Ted Heller: Slab Rat

Ted Heller: Slab Rat

In one of the more exacting moments in Ted Heller's Slab Rat, a delectably poisonous roman a clef about the magazine business, a senior editor at a glossy monthly called It deploys her frantic assistant to ask how she can get a passport in time for the Cannes Film Festival. Before he can stop himself, the book's hero—a lowly young associate editor named Zachary Post—foolishly suggests a place that snaps five-dollar photos. A quick phone call and $4,000 later, she has a 2 x 2 1/2-inch picture courtesy of Richard Avedon. This sort of excess is common at Versailles Publishing, which is rife with backbiting, vanity, ruthless status seeking, and petty humiliations; everything, it seems, except for decent writing. Heller, the prodigiously gifted son of Catch-22 author Joseph Heller, has parlayed his brief stint as a writer for Vanity Fair into a savagely funny attack on the runaway elitism and politicking he experienced at Condé Nast.

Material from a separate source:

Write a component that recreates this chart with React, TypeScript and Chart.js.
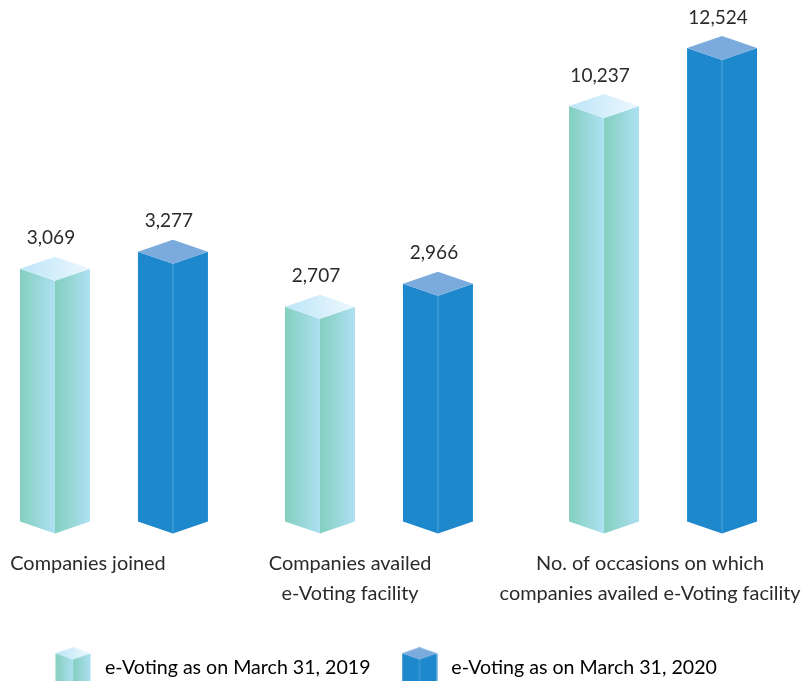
import React, { useEffect, useRef } from "react";
import { Chart, registerables, LinearScale } from "chart.js";

const series2019Name = "e-Voting as on March 31, 2019";
const series2020Name = "e-Voting as on March 31, 2020";
const values2019 = [3069, 2707, 10237];
const values2020 = [3277, 2966, 12524];
// Group centres and category-label centres along the x axis (in group-spacing units)
const groupPositions = [0, 1, 2.072];
const seriesOffset = 0.2226;
const labelPositions = [-0.098, 0.891, 2.023];
const categoryLabels: (string | string[])[] = [
  "Companies joined",
  ["Companies availed", "e-Voting facility"],
  ["No. of occasions on which", "companies availed e-Voting facility"],
];
// The source chart's value axis is not linear: value -> axis position
const axisValues = [0, 2707, 2966, 3069, 3277, 10237, 12524, 12990];
const axisPositions = [0, 215, 238, 253, 270, 416, 474, 486];

const FONT = "Lato";
const TEXT = "#2b2a2a";

type Style3D = { faceA: string; faceB: string; topA: string; topB: string; seam?: string };
const tealStyle: Style3D = { faceA: "#83CFBF", faceB: "#AEE0F2", topA: "#BCE5F8", topB: "#EDF8FE" };
const blueStyle: Style3D = { faceA: "#1E88CC", faceB: "#1E88CC", topA: "#7BABDD", topB: "#7BABDD", seam: "#4FA3DC" };

class AnchoredScale extends LinearScale {
  static id = "anchored";
  getPixelForValue(value: number) {
    const top = axisPositions[axisPositions.length - 1];
    let i = 0;
    while (i < axisValues.length - 2 && value > axisValues[i + 1]) i++;
    const t = (value - axisValues[i]) / (axisValues[i + 1] - axisValues[i]);
    const pos = axisPositions[i] + t * (axisPositions[i + 1] - axisPositions[i]);
    return this.getPixelForDecimal(pos / top);
  }
}

Chart.register(...registerables, AnchoredScale as any);

function poly(ctx: CanvasRenderingContext2D, pts: number[][], fill: any) {
  ctx.beginPath();
  pts.forEach((p, i) => (i ? ctx.lineTo(p[0], p[1]) : ctx.moveTo(p[0], p[1])));
  ctx.closePath();
  ctx.fillStyle = fill;
  ctx.fill();
}

function grad(ctx: CanvasRenderingContext2D, x0: number, x1: number, a: string, b: string) {
  const g = ctx.createLinearGradient(x0, 0, x1, 0);
  g.addColorStop(0, a);
  g.addColorStop(1, b);
  return g;
}

function paint3D(ctx: CanvasRenderingContext2D, x: number, y: number, base: number, w: number, d: number, s: Style3D) {
  const l = x - w / 2;
  const r = x + w / 2;
  poly(ctx, [[l, y], [x, y + d], [x, base + d], [l, base]], grad(ctx, l, x, s.faceA, s.faceB));
  poly(ctx, [[x, y + d], [r, y], [r, base], [x, base + d]], grad(ctx, x, r, s.faceA, s.faceB));
  poly(ctx, [[l, y], [x, y - d], [r, y], [x, y + d]], grad(ctx, l, r, s.topA, s.topB));
  if (s.seam) {
    ctx.strokeStyle = s.seam;
    ctx.lineWidth = 1;
    ctx.beginPath();
    ctx.moveTo(x, y + d);
    ctx.lineTo(x, base + d);
    ctx.stroke();
  }
}

function legendIcon(s: Style3D) {
  const c = document.createElement("canvas");
  c.width = 36;
  c.height = 40;
  paint3D(c.getContext("2d")!, 18, 6, 34, 35, 6, s);
  return c;
}

const bars3D = {
  id: "bars3D",
  afterDatasetsDraw(chart: any) {
    const ctx: CanvasRenderingContext2D = chart.ctx;
    ctx.save();
    chart.data.datasets.forEach((ds: any, di: number) => {
      const meta = chart.getDatasetMeta(di);
      meta.data.forEach((el: any, i: number) => {
        paint3D(ctx, el.x, el.y, el.base, el.width, 12, ds.style3D);
        ctx.fillStyle = TEXT;
        ctx.font = `19px ${FONT}`;
        ctx.textAlign = "center";
        ctx.textBaseline = "middle";
        ctx.fillText(ds.data[i].y.toLocaleString("en-US"), el.x - 4, el.y - 30.5);
      });
    });
    ctx.restore();
  },
};

export default function App() {
  const ref = useRef<HTMLCanvasElement>(null);
  useEffect(() => {
    const chart = new Chart(ref.current!, {
      type: "bar",
      plugins: [bars3D],
      data: {
        datasets: [
          {
            label: series2019Name,
            data: values2019.map((v, i) => ({ x: groupPositions[i] - seriesOffset, y: v })),
            backgroundColor: "transparent",
            style3D: tealStyle,
          },
          {
            label: series2020Name,
            data: values2020.map((v, i) => ({ x: groupPositions[i] + seriesOffset, y: v })),
            backgroundColor: "transparent",
            style3D: blueStyle,
          },
        ] as any,
      },
      options: {
        responsive: false,
        animation: false,
        grouped: false,
        barThickness: 70,
        layout: { padding: { top: 36, left: 0, right: 35, bottom: -6 } },
        plugins: {
          tooltip: { enabled: false },
          legend: {
            position: "bottom",
            labels: {
              usePointStyle: true,
              pointStyleWidth: 44,
              padding: 27,
              color: TEXT,
              font: { family: FONT, size: 19.6 },
              generateLabels: () => [
                { text: series2019Name, pointStyle: legendIcon(tealStyle), datasetIndex: 0, lineWidth: 0 },
                { text: series2020Name, pointStyle: legendIcon(blueStyle), datasetIndex: 1, lineWidth: 0 },
              ] as any,
            },
          },
        },
        scales: {
          x: {
            type: "linear",
            offset: false,
            min: -0.43,
            max: 2.468,
            grid: { display: false },
            border: { display: false },
            afterBuildTicks: (axis: any) => {
              axis.ticks = labelPositions.map((value) => ({ value }));
            },
            afterFit: (scale: any) => {
              scale.paddingLeft = 0;
              scale.paddingRight = 0;
              scale.height = 109;
            },
            ticks: {
              autoSkip: false,
              maxRotation: 0,
              minRotation: 0,
              padding: 19,
              color: TEXT,
              font: { family: FONT, size: 19.9, lineHeight: 1.51 },
              callback: (_v: any, i: number) => categoryLabels[i],
            },
          },
          y: {
            type: "anchored",
            display: false,
            min: 0,
            max: 12990,
          },
        },
      } as any,
    });
    return () => chart.destroy();
  }, []);
  return (
    <div style={{ position: "absolute", left: 0, top: 0, width: 803, height: 681, overflow: "hidden", background: "#fff" }}>
      <canvas ref={ref} width={803} height={681} style={{ display: "block" }} />
    </div>
  );
}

But he's just as hard on his ostensible protagonist (alter ego?), who gradually discovers how much he has in common with his enemies. Cruising unsteadily on an invented past (Liverpool University, Berkeley, heir to a steel and real-estate fortune) that's less embarrassing than his real one (Queens, Hofstra, father in the swimming-pool-supply business), Post's ascent at It has suddenly reached a plateau. His insecurity is stoked by Mark Larkin, a new hire with a toothy Teddy Roosevelt smile who schemes his way up the ladder. Meanwhile, Post's affections are divided between diametrically opposed women: one a chilly but appealingly hyphenated Brit with a breeding line to Winston Churchill, the other a sweet and unpretentious intern with genuine feelings for him. Heller's dense plotting dovetails toward a gracefully sinister conclusion, even though his bitter satire comes at the expense of more richly dimensioned characters. Slab Rat works best when it details flash's perpetual triumph over substance, which starts in the magazine's sleek Manhattan offices and spills right onto its perfumed pages. In this environment, a flair for the written word is the least essential talent.